Performance and the uniqueness of music
Each time a piece of music is performed, it is played with a specific emotionality and, even if it follows the sheet music, there is always a small part for improvisation. Music is always played in the presence of someone. Improvisation intensifies the uniqueness of a musical performance, for example when the only stable element in it is one scale, sometimes chosen between hundreds of scales as it is the case for example in oriental music. Each musical scale has, for musicians, a singular emotional quality. Feeling the inherent depth that is built into a scale, the performer can develop a high level of sensitivity to music.
Outside of that framework, musical sensitivity may deteriorate. And it may happen that today, a certain standardisation, in live performance or during a recording, denies listeners access to a great variety of interpretations. Listening to ancient recordings, musicologists found various recordings of the same performer playing the same piece of music, the results having each one their own specificity. For performers, it is often about finding a way to perform in a free way, taking the teaching they have received into account, but performing the music according to their own sensitivity to music, also taking into account the present moment, the place when they are playing in the case of a live setting, and, when it is possible, the specificity of the audience.
Finding spaces of freedom
Of course, both for music performers and listeners, it is very useful to listen to recorded music, in order to discover fixed elements like harmony or melodies. However, the singularity of each performance may be taken into account if the listener is really attentive to music. Then music listening is really alive. The music may be performed and heard in such a way that it can renew the self totally. It must be interesting to know the way Mozart or Beethoven perceived their own music, but as soon as performers play a piece of music, it becomes their music and it is the same for the listeners.

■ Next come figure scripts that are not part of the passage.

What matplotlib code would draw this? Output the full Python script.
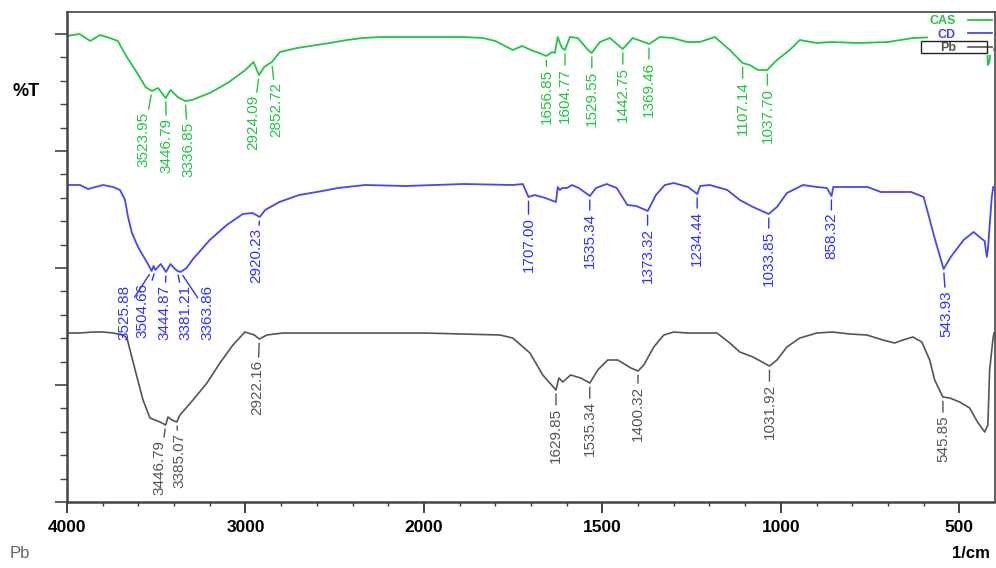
import numpy as np
import matplotlib
matplotlib.use('Agg')
import matplotlib.pyplot as plt
from matplotlib.ticker import FixedLocator, MultipleLocator, AutoMinorLocator, NullFormatter
from matplotlib.patches import Rectangle

plt.rcParams['font.family'] = ['Liberation Sans', 'DejaVu Sans']

# ---- spectra (wavenumber 1/cm, stacked %T in plot units) ----
cas_wn = [4000, 3930, 3870, 3815, 3760, 3715, 3665, 3610, 3560, 3524, 3490, 3447, 3420, 3380, 3337,
          3300, 3200, 3100, 3000, 2955, 2924, 2895, 2870, 2852, 2807, 2711, 2527, 2431, 2342, 2247,
          2062, 1983, 1891, 1835, 1800, 1751, 1725, 1700, 1670, 1657, 1641, 1633, 1625, 1619, 1613,
          1605, 1591, 1569, 1540, 1530, 1507, 1479, 1443, 1415, 1369, 1339, 1303, 1263, 1227, 1185,
          1143, 1107, 1087, 1064, 1050, 1038, 1011, 975, 947, 900, 860, 780, 700, 630, 560,
          480, 430, 423, 420, 416, 410, 405]
cas_t = [466, 468, 461, 467, 464, 461, 445, 430, 415, 411, 414, 404, 412, 405, 401,
         402, 409, 419, 432, 440, 427, 435, 438, 440, 450, 454, 459, 462, 464, 465,
         465, 465, 465, 464, 461, 452, 456, 452, 448, 446, 450, 449, 465, 459, 454,
         452, 465, 464, 452, 449, 460, 464, 453, 464, 458, 465, 464, 460, 460, 465,
         452, 439, 437, 432, 432, 432, 442, 452, 462, 459, 460, 459, 460, 464, 465,
         464, 466, 467, 437, 440, 457, 452]

cd_wn = [4000, 3927, 3882, 3798, 3742, 3703, 3675, 3658, 3636, 3602, 3563, 3540, 3526, 3515, 3505,
         3475, 3445, 3420, 3400, 3381, 3364, 3330, 3294, 3200, 3105, 3015, 2960, 2920, 2890, 2810,
         2700, 2600, 2480, 2330, 2100, 1890, 1750, 1723, 1707, 1690, 1660, 1630, 1625, 1619, 1613,
         1599, 1585, 1566, 1535, 1518, 1488, 1460, 1430, 1405, 1373, 1350, 1325, 1300, 1260, 1234,
         1226, 1199, 1150, 1115, 1078, 1034, 1011, 983, 938, 899, 871, 858, 853, 757, 720,
         635, 600, 590, 570, 544, 524, 488, 460, 440, 429, 423, 420, 409, 405]
cd_t = [317, 317, 313, 317, 315, 312, 302, 285, 269, 255, 243, 236, 231, 236, 232,
        238, 230, 238, 234, 231, 230, 234, 243, 262, 277, 288, 289, 285, 292, 300,
        307, 310, 314, 317, 316, 318, 317, 318, 305, 307, 304, 300, 315, 312, 314,
        314, 317, 314, 306, 314, 318, 314, 297, 296, 291, 307, 317, 319, 315, 308,
        316, 317, 312, 302, 295, 288, 295, 309, 317, 315, 314, 306, 315, 315, 310,
        310, 305, 292, 265, 233, 245, 262, 270, 264, 261, 245, 252, 305, 315]

pb_wn = [4000, 3927, 3854, 3798, 3742, 3686, 3664, 3647, 3608, 3574, 3535, 3507, 3479, 3447, 3434,
         3412, 3385, 3367, 3294, 3216, 3143, 3070, 3003, 2950, 2922, 2880, 2790, 2640, 2360, 2000,
         1787, 1751, 1703, 1667, 1630, 1622, 1611, 1589, 1561, 1535, 1513, 1485, 1457, 1420, 1400,
         1384, 1356, 1328, 1300, 1263, 1179, 1143, 1115, 1078, 1032, 1011, 983, 947, 899, 855,
         807, 759, 714, 681, 658, 630, 605, 583, 569, 546, 527, 499, 471, 449, 429,
         420, 415, 406, 403]
pb_t = [169, 169, 170, 170, 169, 167, 164, 152, 125, 102, 84, 82, 80, 77, 85,
        82, 80, 87, 102, 119, 139, 157, 170, 167, 163, 167, 169, 169, 169, 169,
        167, 164, 149, 127, 112, 124, 120, 127, 124, 119, 132, 142, 142, 134, 131,
        137, 155, 167, 170, 169, 169, 159, 150, 145, 136, 142, 155, 164, 169, 170,
        168, 167, 162, 159, 162, 165, 160, 142, 122, 105, 104, 100, 94, 80, 70,
        77, 132, 162, 169]

# ---- peak labels ----
cas_peaks = [3523.95, 3446.79, 3336.85, 2924.09, 2852.72, 1656.85, 1604.77, 1529.55,
             1442.75, 1369.46, 1107.14, 1037.70]
cd_peaks = [3525.88, 3504.66, 3444.87, 3381.21, 3363.86, 2920.23, 1707.00, 1535.34,
            1373.32, 1234.44, 1033.85, 858.32, 543.93]
pb_peaks = [3446.79, 3385.07, 2922.16, 1629.85, 1535.34, 1400.32, 1031.92, 545.85]

series_names = ['CAS', 'CD', 'Pb']
x_major = [4000, 3000, 2000, 1500, 1000, 500]

green = '#22c443'
blue = '#4646f5'
blue_txt = '#3030ff'
gray = '#555555'

# label placement (dx px, drop px below the curve)
cas_place = {3523.95: (-9, 21), 3446.79: (1, 20), 3336.85: (3, 21), 2924.09: (-6, 20),
             2852.72: (5, 20), 1656.85: (0, 13)}
cd_place = {3525.88: (-27, 14), 3504.66: (-13, 13), 3444.87: (-2, 13), 3381.21: (8, 14),
            3363.86: (27, 13), 2920.23: (-3, 11), 1707.00: (0, 20), 543.93: (3, 21)}
pb_place = {3446.79: (-6, 15), 3385.07: (3, 11), 2922.16: (-2, 21), 1400.32: (0, 15)}


def fwd(x):
    x = np.asarray(x, dtype=float)
    return np.where(x >= 2000, (x - 2000) / 1000.0, (x - 2000) / 500.0)


def inv(y):
    y = np.asarray(y, dtype=float)
    return np.where(y >= 0, 2000 + 1000.0 * y, 2000 + 500.0 * y)


PT = 0.72  # points per pixel at dpi 100


def label_peaks(ax, wn, t, peaks, color, place, default_drop=17):
    wn = np.asarray(wn, float)[::-1]
    t = np.asarray(t, float)[::-1]
    for p in peaks:
        yp = np.interp(p, wn, t)
        dx, drop = place.get(p, (0, default_drop))
        ax.annotate('{0:.2f}'.format(p), xy=(p, yp), xytext=(dx * PT, -drop * PT),
                    textcoords='offset points', rotation=90, ha='center', va='top',
                    fontsize=11, color=color, zorder=4,
                    arrowprops=dict(arrowstyle='-', color=color, lw=1.0, shrinkA=0, shrinkB=3))


fig = plt.figure(figsize=(9.96, 5.68), dpi=100)
ax = fig.add_axes([67 / 996, 1 - 502 / 568, (995 - 67) / 996, (502 - 12) / 568])

ax.set_xscale('function', functions=(fwd, inv))

l1, = ax.plot(cas_wn, cas_t, color=green, lw=1.3, label=series_names[0])
l2, = ax.plot(cd_wn, cd_t, color=blue, lw=1.3, label=series_names[1])
l3, = ax.plot(pb_wn, pb_t, color=gray, lw=1.2, label=series_names[2])

label_peaks(ax, cas_wn, cas_t, cas_peaks, green, cas_place, 18)
label_peaks(ax, cd_wn, cd_t, cd_peaks, blue_txt, cd_place, 17)
label_peaks(ax, pb_wn, pb_t, pb_peaks, gray, pb_place, 18)

ax.set_xlim(4000, 400)
ax.set_ylim(0, 490)

ax.xaxis.set_major_locator(FixedLocator(x_major))
ax.xaxis.set_minor_locator(FixedLocator(list(range(3800, 2000, -200)) + list(range(1900, 400, -100))))
ax.xaxis.set_minor_formatter(NullFormatter())
ax.set_xticklabels([str(v) for v in x_major], fontsize=12.5, fontweight='bold')

ax.yaxis.set_major_locator(MultipleLocator(117))
ax.yaxis.set_minor_locator(AutoMinorLocator(5))
ax.tick_params(axis='y', which='both', labelleft=False, direction='out', color='#444444')
ax.tick_params(axis='y', which='major', length=9, width=1.2)
ax.tick_params(axis='y', which='minor', length=5, width=1.0)
ax.tick_params(axis='x', which='major', length=8, width=1.3, direction='out', color='#333333', pad=5)
ax.tick_params(axis='x', which='minor', length=3, width=1.0, direction='out', color='#333333')

for name, sp in ax.spines.items():
    sp.set_color('#444444')
    sp.set_linewidth(1.8 if name in ('left', 'bottom') else 1.2)

leg = ax.legend(handles=[l1, l2, l3], loc='upper right', markerfirst=False, labelcolor='linecolor',
                frameon=True, facecolor='white', edgecolor='none', framealpha=1, fancybox=False,
                prop={'size': 9, 'weight': 'bold'}, handlelength=1.9, handletextpad=1.0,
                labelspacing=0.12, borderpad=0.1, borderaxespad=0.15)
leg.set_zorder(5)
ax.add_patch(Rectangle((0.920, 0.916), 0.071, 0.025, transform=ax.transAxes, fill=False,
                       edgecolor='#222222', lw=1.0, zorder=6, clip_on=False))

fig.text(26 / 996, 1 - 91 / 568, '%T', fontsize=13, fontweight='bold', ha='center', va='center')
fig.text(10 / 996, 1 - 553 / 568, 'Pb', fontsize=12, color='#666666', ha='left', va='center')
fig.text(990 / 996, 1 - 553 / 568, '1/cm', fontsize=12, fontweight='bold', ha='right', va='center')

fig.savefig('out.png', dpi=100)
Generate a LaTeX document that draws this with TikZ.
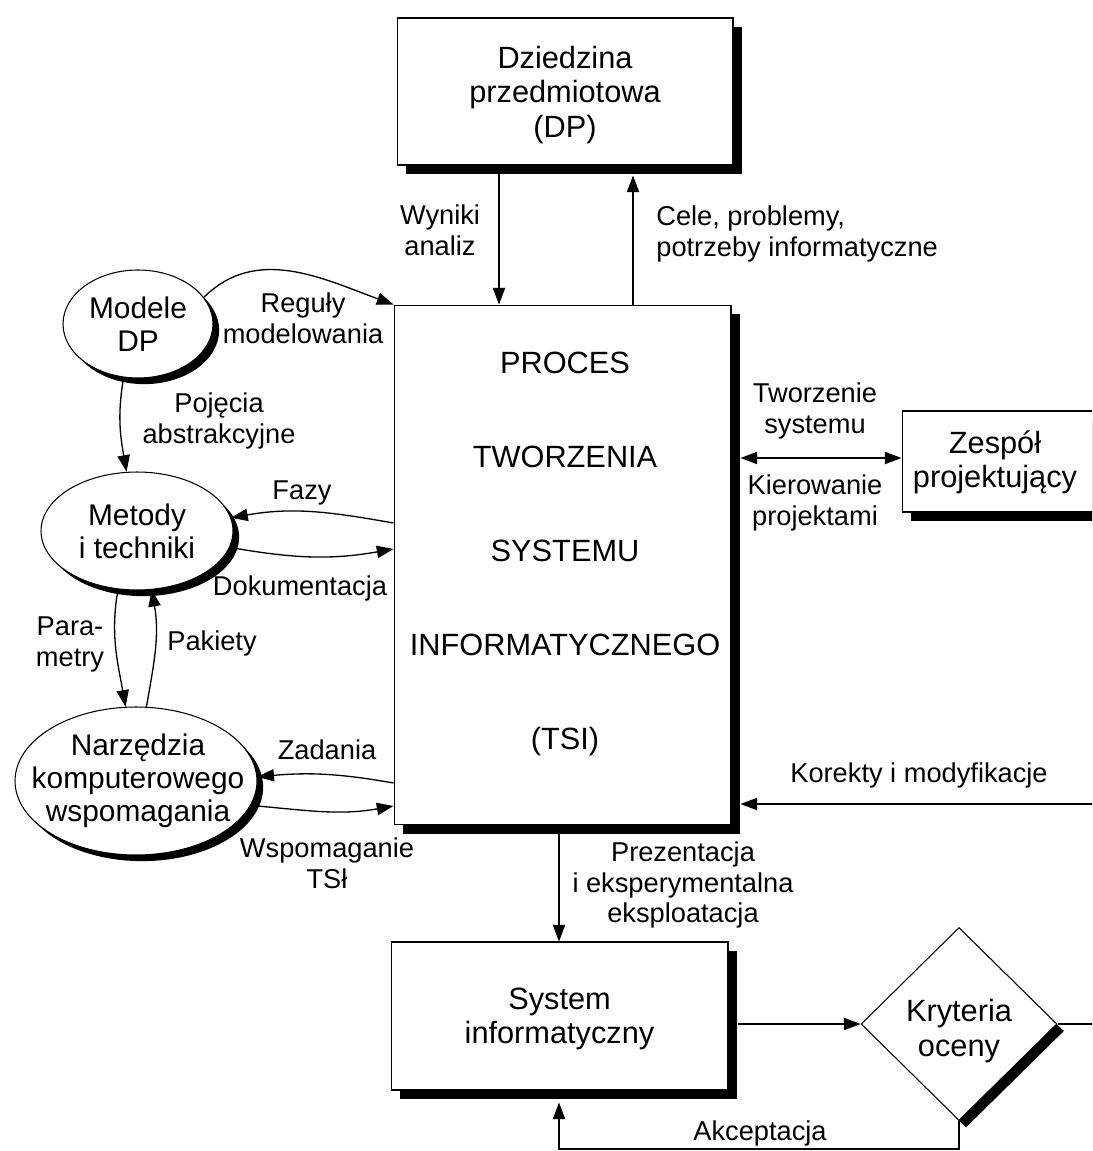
\documentclass[tikz,border=0pt]{standalone}
\usepackage{fontspec}
\setmainfont{Liberation Sans}
\usetikzlibrary{shapes.geometric,arrows.meta,shadows,calc}
\begin{document}
\begin{tikzpicture}[x=0.02cm,y=-0.02cm,
  shd/.style={drop shadow={shadow xshift=#1, shadow yshift=-#1, opacity=1, fill=black}},
  box/.style={draw, fill=white, line width=0.6pt, inner sep=0pt, shd=5pt},
  ell/.style={ellipse, draw, fill=white, line width=0.6pt, inner sep=0pt, align=center,
    font=\fontsize{17}{18.7}\selectfont, shd=3.5pt},
  boxtext/.style={align=center, font=\fontsize{17.5}{19.8}\selectfont},
  etext/.style={align=center, inner sep=0pt, font=\fontsize{17}{18.7}\selectfont},
  lbl/.style={align=center, inner sep=0pt, font=\fontsize{15.5}{17.6}\selectfont},
  arr/.style={line width=0.75pt, -{Triangle[length=9.5pt,width=7pt]}},
  arrboth/.style={line width=0.75pt, {Triangle[length=9.5pt,width=7pt]}-{Triangle[length=9.5pt,width=7pt]}},
]
\useasboundingbox (0,0) rectangle (1092,1151);
\clip (0,0) rectangle (1092,1151);

% boxes
\node[box, boxtext, minimum width=6.72cm, minimum height=2.94cm] (dp) at (565,91.5) {};
\node[boxtext, inner sep=0pt] (dptext) at (565,95)
  {Dziedzina\\przedmiotowa\\(DP)};
\node[box, minimum width=6.74cm, minimum height=10.4cm] (tsi) at (562.5,565) {};
\node[align=center, inner sep=0pt, font=\fontsize{17.5}{53.4}\selectfont] (tsitext) at (565,554)
  {PROCES\\TWORZENIA\\SYSTEMU\\INFORMATYCZNEGO\\(TSI)};
\node[box, minimum width=4.36cm, minimum height=2.02cm] (zespol) at (1011,461.5) {};
\node[align=center, inner sep=0pt, font=\fontsize{17.5}{19.3}\selectfont] (zespoltext) at (995,462)
  {Zespół\\projektujący};
\node[box, minimum width=6.74cm, minimum height=2.96cm] (sys) at (559.5,1016) {};
\node[boxtext, inner sep=0pt] (systext) at (559.5,1019) {System\\informatyczny};
\node[diamond, aspect=1, draw, fill=white, line width=0.6pt, inner sep=0pt,
  minimum width=3.92cm, minimum height=3.86cm, shd=4pt] (krit) at (959,1024) {};
\node[boxtext, inner sep=0pt] (krittext) at (959,1031) {Kryteria\\oceny};

% ellipses
\node[ell, minimum width=3cm, minimum height=2.16cm] (modele) at (138,324) {Modele\\DP};
\node[ell, minimum width=3.84cm, minimum height=2.36cm] (metody) at (137,531) {Metody\\i techniki};
\node[ell, minimum width=4.84cm, minimum height=2.96cm] (narz) at (136,781) {};
\node[etext] (narztext) at (138,781) {Narzędzia\\komputerowego\\wspomagania};

% helper coordinates
\coordinate (xW) at (499,0);
\coordinate (xC) at (633,0);
\coordinate (xP) at (559,0);
\coordinate (tsiShR) at ($(tsi.east)+(9,0)$);
\coordinate (sysShR) at ($(sys.east)+(9,0)$);

% labels
\node[lbl] (lWyniki) at (440,230) {Wyniki\\analiz};
\node[lbl, align=left, anchor=west] (lCele) at (656,234) {Cele, problemy,\\potrzeby informatyczne};
\node[lbl] (lRegul) at (303,318) {Reguły\\modelowania};
\node[lbl] (lPoj) at (219,421) {Pojęcia\\abstrakcyjne};
\node[lbl] (lFazy) at (302,493) {Fazy};
\node[lbl] (lDok) at (300,588) {Dokumentacja};
\node[lbl] (lPar) at (70,644) {Para-\\metry};
\node[lbl] (lPak) at (212,643) {Pakiety};
\node[lbl] (lZad) at (327,750) {Zadania};
\node[lbl] (lWsp) at (327,863) {Wspomaganie\\TSł};
\node[lbl] (lTw) at (815,411) {Tworzenie\\systemu};
\node[lbl] (lKier) at (815,503) {Kierowanie\\projektami};
\node[lbl] (lKor) at (919,775) {Korekty i modyfikacje};
\node[lbl] (lPrez) at (683,885) {Prezentacja\\i eksperymentalna\\eksploatacja};
\node[lbl] (lAkc) at (760,1133) {Akceptacja};

% connectors
\draw[arr] (dp.south -| xW) -- (tsi.north -| xW);
\draw[arr] (tsi.north -| xC) -- ($(dp.south -| xC)+(0,10)$);
\draw[arrboth] (tsiShR |- 0,458) -- (zespol.west |- 0,458);
\draw[arr] (krit.east) -- ++(60,0) |- (tsiShR |- 0,804);
\draw[arr] (tsi.south -| xP) -- (sys.north -| xP);
\draw[arr] (krit.west -| sysShR) -- (krit.west);
\draw[arr] (krit.south) -- ++(0,28) -| ($(sys.south -| xP)+(0,12)$);

\draw[arr] (modele.22) to[out=45,in=160] (tsi.north west);
\draw[arr] (modele.255) to[out=260,in=100] (metody.100);
\draw[arr] (tsi.west |- 0,523) to[out=170,in=10] (metody.8);
\draw[arr] (metody.-10) to[out=-10,in=190] (tsi.west |- 0,549);
\draw[arr] (metody.252) to[out=260,in=100] (narz.98);
\draw[arr] (narz.82) to[out=80,in=280] (metody.284);
\draw[arr] (tsi.west |- 0,783) to[out=170,in=5] (narz.2);
\draw[arr] (narz.-12) to[out=-5,in=190] (tsi.west |- 0,806);
\end{tikzpicture}
\end{document}
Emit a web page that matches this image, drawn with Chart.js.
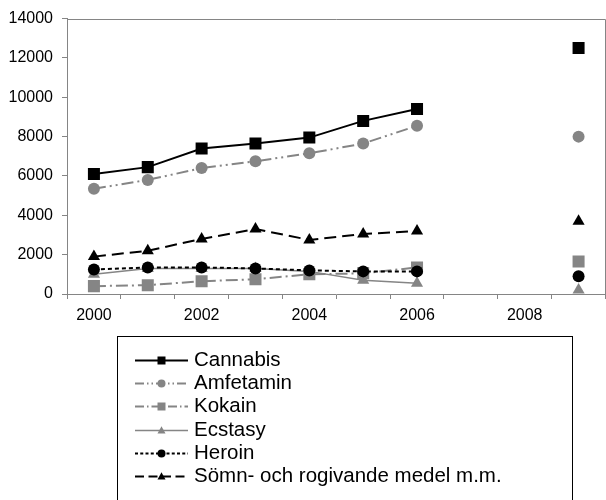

To get a more internal access to music, listeners do not need permission. However, they must break the mold into which music has been cast these last decades, which is reducing it to a commodity, some hit which is an accompaniment when people are doing the shopping or eating in a restaurant: there is no need to show off about the music one really loves. On the contrary, music is much more than notes written on a manuscript, and letting the sound arise may help trained music listeners to find new spaces of freedom. Also listeners who listen to music with all their senses may feel that music is there or music is not there: there is not more or less music.